Figure 9 shows the comparisons of the proposed method with other benchmark methods under different UAV transmission powers. In the fixed UAV position offloading method, the UAV position is fixed at $[9,9]$, and other variables are optimized to maximize the total computation bits of the system by using an alternating iterative algorithm. In the fixed energy harvesting duration offloading method, the energy harvesting duration is fixed at $T/2$, and other variables are optimized using an alternating iterative algorithm. In the fixed energy harvesting duration and UAV position offloading method, both the UAV position and energy harvesting duration are fixed to maximize the computation bits of the system. From Figure 9, it can be seen that as the UAV transmission power $P_0$ increases, the total computation bits obtained by both the proposed method and other benchmark methods increase. This is because when $P_0$ increases, the energy harvested by users also increases, allowing them to handle more tasks. Furthermore, it is evident from the figure that as $P_0$ increases, the energy harvested by users also increases, allowing them to handle more tasks. Furthermore, the proposed method can compute more computation bits compared to other benchmark methods.

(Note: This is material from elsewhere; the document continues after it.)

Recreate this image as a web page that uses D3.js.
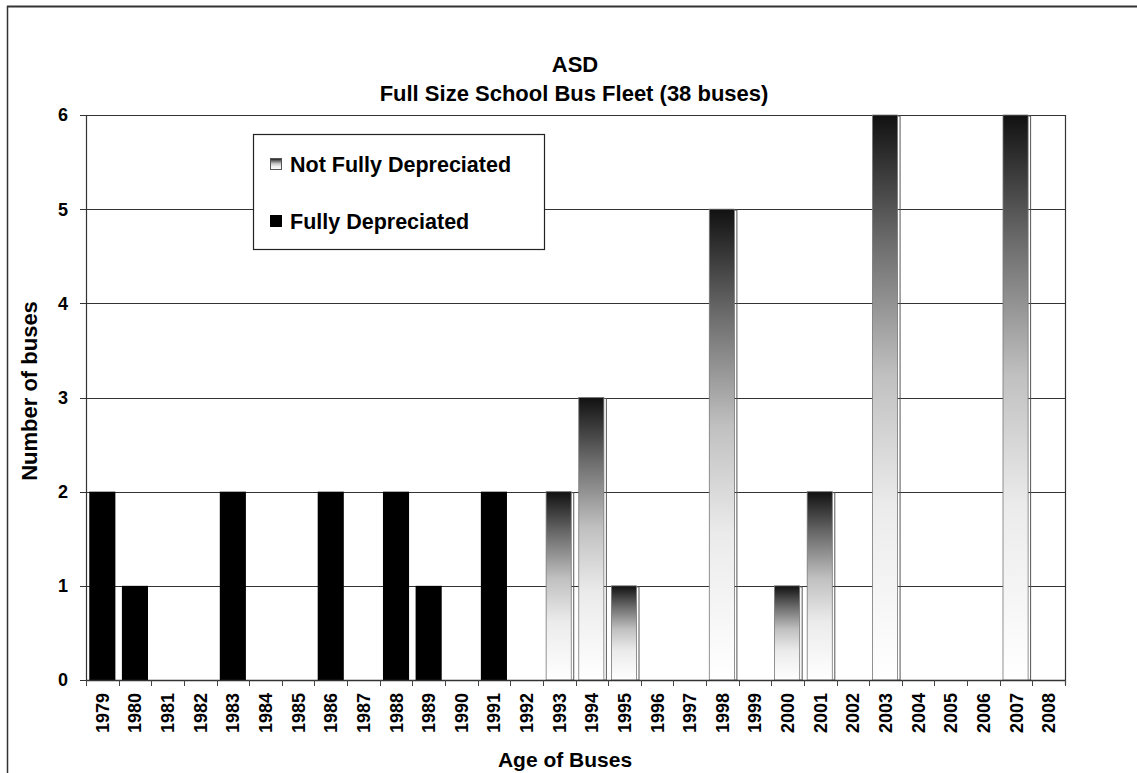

Figure 10 shows the comparison of the proposed method and other benchmark methods under different T. From Figure 10, it can be seen that as T increases, the computation bits obtained of both the proposed method and the benchmark methods increase. This is because with the increase of T, in both the proposed method and the fixed UAV position offloading method, users have more time to harvest energy, enabling them to handle more computation tasks. For the fixed energy harvesting duration offloading method and the fixed energy harvesting duration and UAV position offloading method, when T increases, the users’ offloading time increases accordingly, allowing more computation tasks to be offloaded to the UAV. Therefore, the total computation tasks of the users increase, too. From Figure 10, it can also be seen that as T increases, the proposed method can compute more computation bits compared to other benchmark methods.

5. Conclusions

The computation bits of all users in this study are maximized by jointly optimizing the users’ energy harvesting periods, CPU clock frequency, offloading time, offloading power, and UAV deployment position. An objective function was modeled and transformed from the problem. To tackle this non-convex problem, alternating optimization, the Lagrangian dual method, and the SCA technique were employed. The effectiveness of the proposed method in maximizing user computation bits was confirmed by the simulation results. Comparisons are made between the proposed method and the benchmark methods. The results demonstrate that the system computational capability can be significantly enhanced, thereby improving the service quality of various applications. However, due to the joint optimization of multiple variables, the implementation of the proposed algorithom may require high computational capability. Additionally, in practical applications, the assumption of LoS links is not always satisfied. In our future research, non-line-of-sight (NLoS) links will be considered in the complex and changing scenario, and the trajectory of UAV will be optimized in multiple time slots making the method more practical.